Jérôme Aké Béda gehört zu den grössten Kennern der Waadtländer Weine. Der Sommelier hat schon so manchen Weinfreak von den Vorzügen des Apéroweins Chasselas überzeugen können.

Jérôme Aké Béda ist berühmt im Waadtland, kaum einer hat mehr für den heimischen Wein getan als der von der Elfenbeinküste stammende Sommelier. Autodidaktisch hat er sein Handwerk gelernt, die Begeisterung und die Passion für die Traubensorte Chasselas muss ihm aber in die Wiege gelegt worden sein. Die «Auberge de l’Onde» im Lavaux gehört zu den Pflichtlokalen für einen Waadtlandreisenden. Eine wahre Pilgerstätte für Chasselasfans und für solche, die sich von der Rebe überzeugen lassen wollen.

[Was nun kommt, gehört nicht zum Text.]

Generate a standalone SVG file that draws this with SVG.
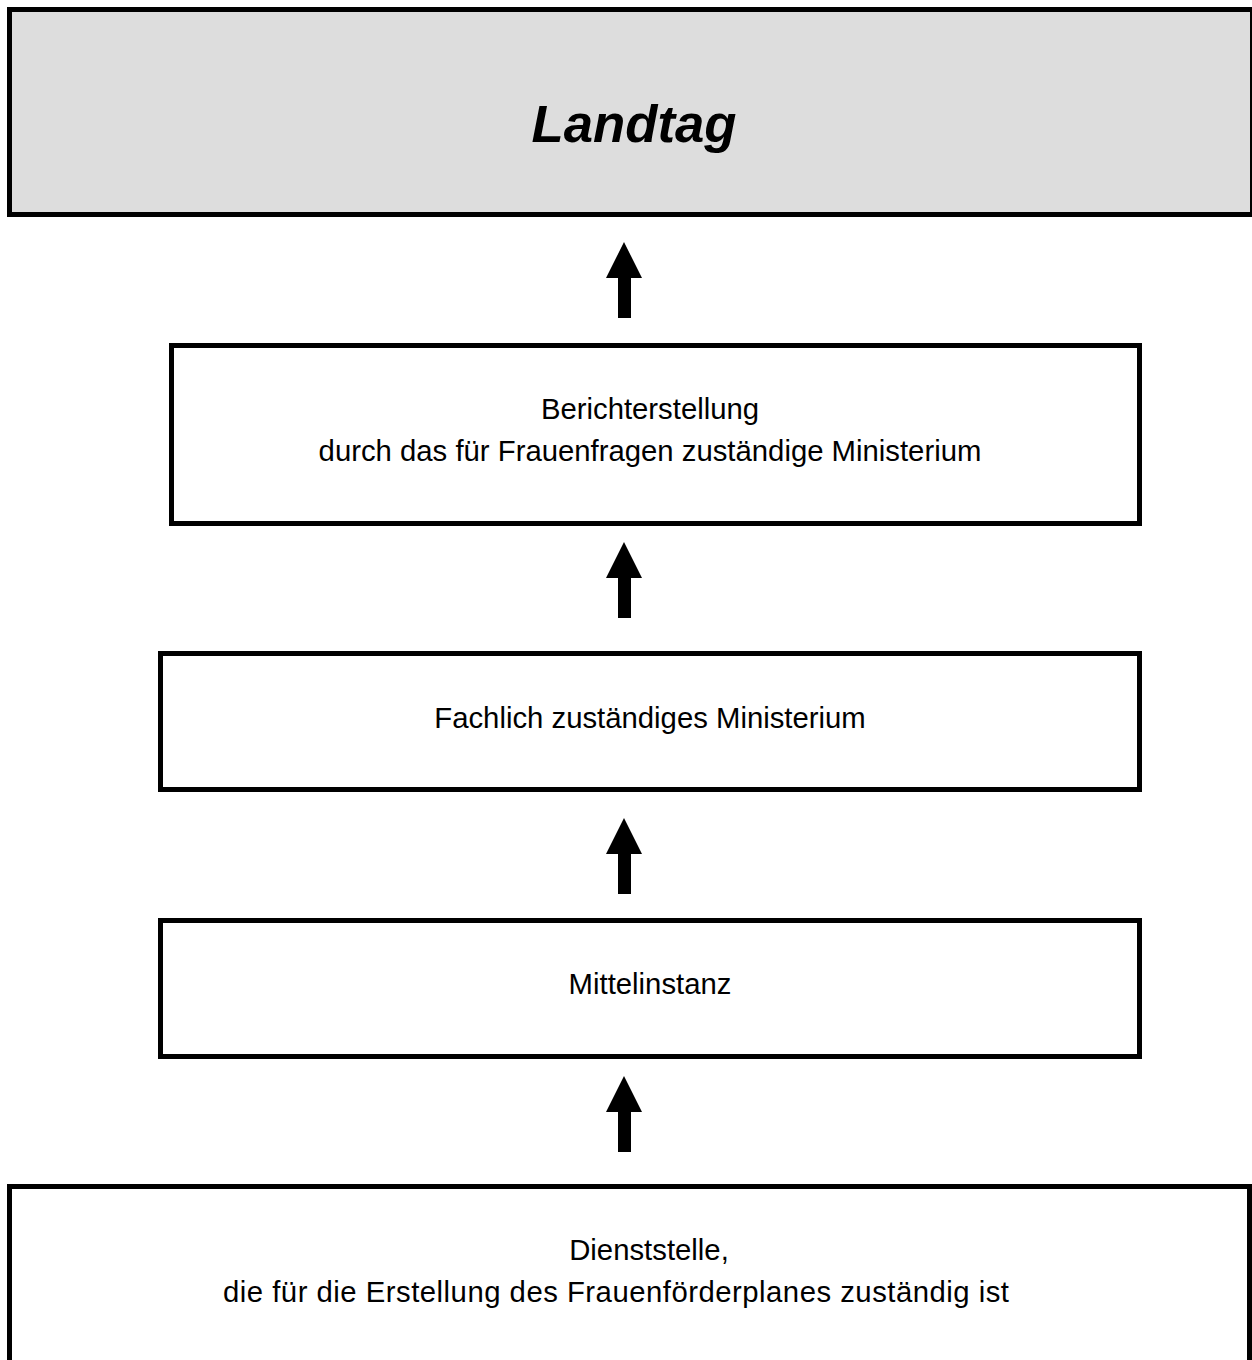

FALSTAFF: Chasselas ist keine Sorte, in die man sich einfach verliebt, vielen sind Chasselas-Weine zu leicht. Was entgegnen Sie Gästen, die das auch so sehen?
Aké Béda: Ich habe viele Gäste, die ­beispielsweise einen Chardonnay bei mir bestellen. Die überrasche ich dann gerne mit einer Blinddegustation und schenke ihnen gereiften Chasselas ein. Dieser kann durchaus wie ein Meursault riechen oder auch wie ein Riesling. Chasselas ist subtil, aber ebenso vielfältig und für mich eine der besten Traubensorten der Welt.

Was macht Chasselas denn zu einem grossen Wein?
Die grössten Traubensorten der Welt zeigen die Umgebung, in der sie gewachsen sind, im fertigen Wein – Pinot noir etwa oder Chardonnay. Chasselas kann das auch, jedoch erst nach einigen Jahren der Reife.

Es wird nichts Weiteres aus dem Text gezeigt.